Эвенки шили амчуры, оне длинные такие. И короткие были. Из камусов из оленьих, из сохачины. Оне легки, теплы. У них наружу шерсть-то. Вот эти амчуры, вот они до колена унты. И еще бисером обшиты. Нарядные такие. Бог мой! Еще на подошвы-то выберут щетку. А щетку-то брали с ног у сохатых. Она близко к копытам. И не скользит, ниче. Она же в разные стороны, эта щетка, сошьют-то ее, шерсть в разные стороны. Это щас эти камуса-то, их делают, всякую там кислоту. А они же все вручную. Продымят ее в чумах гнильчиной-то, лиственницей, гниль, труха вот эта, ее-то вода и не брала. Таку-то шерсть-то: ногу вымочил, высушил, она колом встала. А эта-то вымокла, продымленная-то, ее помял вот так, она опеть така же мягка. (Записано в поселке Ербогачен Катангского района).
Ангара, -ы, ж. Северный ветер, дующий с Ангары на озеро Байкал.

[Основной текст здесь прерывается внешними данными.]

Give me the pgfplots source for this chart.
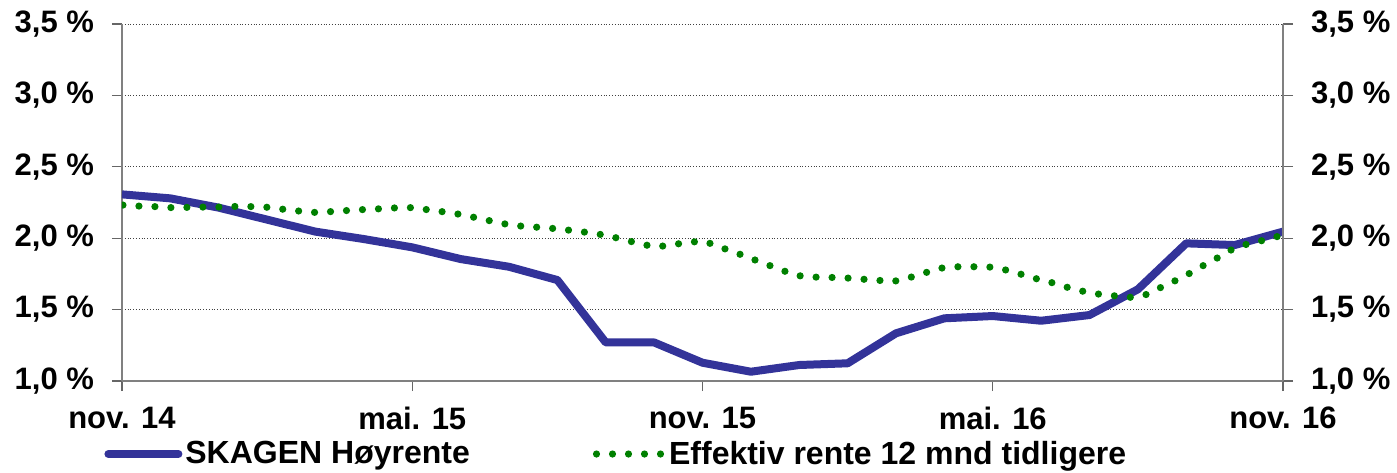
\documentclass[border=0pt]{standalone}
\usepackage{fontspec}
\setmainfont{Liberation Sans}
\usepackage{pgfplots}
\pgfplotsset{compat=1.18}
\definecolor{bl}{RGB}{51,51,153}
\definecolor{gr}{RGB}{0,128,0}
\begin{document}
\begin{tikzpicture}
\pgfplotsset{
 common/.style={scale only axis, width=580.5pt, height=178.5pt,
  xmin=0, xmax=24, ymin=1, ymax=3.5, ytick={1,1.5,2,2.5,3,3.5},
  tick align=outside, major tick length=5pt,
  axis line style={draw=black!50, line width=0.6pt},
  tick style={black!60, line width=0.6pt},
  /pgf/number format/assume math mode=true,
  yticklabel={\pgfmathprintnumber[fixed,fixed zerofill,precision=1,use comma]{\tick}~\%},
  y tick label style={font=\fontsize{15.5}{18}\selectfont\bfseries},
 }
}
\begin{axis}[common, axis x line*=bottom, axis y line*=left,
  xtick={0,6,12,18,24}, xticklabels={nov. 14, mai. 15, nov. 15, mai. 16, nov. 16},
  x tick label style={font=\fontsize{15.5}{18}\selectfont\bfseries, yshift=-4.5pt},
  y tick label style={xshift=-5.5pt},
  ymajorgrids, major grid style={densely dotted, black!75, line width=0.5pt},
  legend columns=2,
  legend style={draw=none, fill=none, at={(0,0)}, anchor=west, xshift=-9pt, yshift=-36.5pt,
    font=\fontsize{16}{18}\selectfont\bfseries, inner sep=0pt,
    nodes={inner sep=1.5pt},
    /tikz/every even column/.append style={column sep=60pt}},
  legend cell align=left,
 ]
\coordinate (bl) at (rel axis cs:0,0);
\coordinate (tr) at (rel axis cs:1,1);
\addplot[bl, line width=4pt, line join=round,
  legend image code/.code={\draw[bl, line width=4pt, line cap=round] (0pt,0pt) -- (35pt,0pt);}]
 coordinates {
(0,2.307) (1,2.279) (2,2.214) (3,2.130) (4,2.046) (5,1.994) (6,1.936) (7,1.854) (8,1.800)
(9,1.707) (10,1.270) (11,1.270) (12,1.128) (13,1.065) (14,1.112) (15,1.124) (16,1.334)
(17,1.439) (18,1.455) (19,1.422) (20,1.462) (21,1.642) (22,1.964) (23,1.952) (24,2.046)
};
\addlegendentry{SKAGEN Høyrente}
\addplot[gr, line width=3.6pt, line cap=round, dash pattern=on 0pt off 8pt,
  legend image code/.code={\draw[gr, line width=3.6pt, line cap=round, dash pattern=on 0pt off 8pt] (0pt,0pt) -- (33pt,0pt);}]
 coordinates {
(0.02,2.232) (0.35,2.225) (0.70,2.221) (1.03,2.214) (1.36,2.216) (1.70,2.218) (2.05,2.218)
(2.38,2.223) (2.71,2.221) (3.04,2.216) (3.39,2.200) (3.72,2.188) (4.05,2.179) (4.38,2.188)
(4.71,2.195) (5.06,2.202) (5.40,2.207) (5.73,2.214) (6.06,2.214) (6.39,2.195) (6.74,2.181)
(7.07,2.162) (7.40,2.137) (7.73,2.113) (8.06,2.090) (8.39,2.081) (8.72,2.074) (9.05,2.064)
(9.39,2.050) (9.72,2.036) (10.05,2.017) (10.38,1.989) (10.71,1.961) (11.03,1.938) (11.37,1.954)
(11.70,1.971) (12.03,1.980) (12.34,1.940) (12.67,1.901) (12.98,1.861) (13.29,1.821) (13.60,1.782)
(13.92,1.740) (14.25,1.728) (14.58,1.726) (14.92,1.723) (15.26,1.714) (15.59,1.707) (15.92,1.695)
(16.25,1.721) (16.57,1.754) (16.89,1.789) (17.22,1.800) (17.56,1.800) (17.90,1.800) (18.22,1.782)
(18.55,1.751) (18.87,1.719) (19.20,1.691) (19.52,1.658) (19.84,1.630) (20.18,1.609) (20.50,1.597)
(20.84,1.586) (21.16,1.604) (21.46,1.653) (21.77,1.702) (22.07,1.754) (22.36,1.810) (22.65,1.863)
(22.95,1.922) (23.26,1.959) (23.59,1.985) (23.92,2.015) (24.00,2.022)
};
\addlegendentry{Effektiv rente 12 mnd tidligere}
\end{axis}
\begin{axis}[common, axis y line*=right, axis x line=none,
  y tick label style={xshift=5.5pt}]
\end{axis}
\pgfresetboundingbox
\path[use as bounding box] ([xshift=-61pt,yshift=-45.5pt]bl) rectangle ([xshift=57pt,yshift=12pt]tr);
\end{tikzpicture}
\end{document}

Ветра же на Байкале страшны. Вот эта ангара. Не дай Бог, попасть в ангару. В сорок первом-то году мы на Обломе стояли. Рыбачили. А че?! В сорок первом году женские бригады были сетявые. Сети заметали, спать легли. Ой, как подуло, как подуло! Ангара подула, с севера она дует. Ужасть! Дак, знаете, кажется, горы шли, а не волны. Вот так лодку подымет, думашь, все, не вылезешь оттуль уже. А лодка 80 пудов груза подымала, может, больше. Ну, че?! Давай! Все сели в греби. Один давай вытягивать, остальные держали лодку (…). Не помню, как из лодки выскочила. Убежала, помню, к костру, как-то женщина на меня че-то одела. Меня как осину трясет. Я тогда молоденька была. Че?! 16-й год только шел (Записано в поселке Хужир Ольхонского района).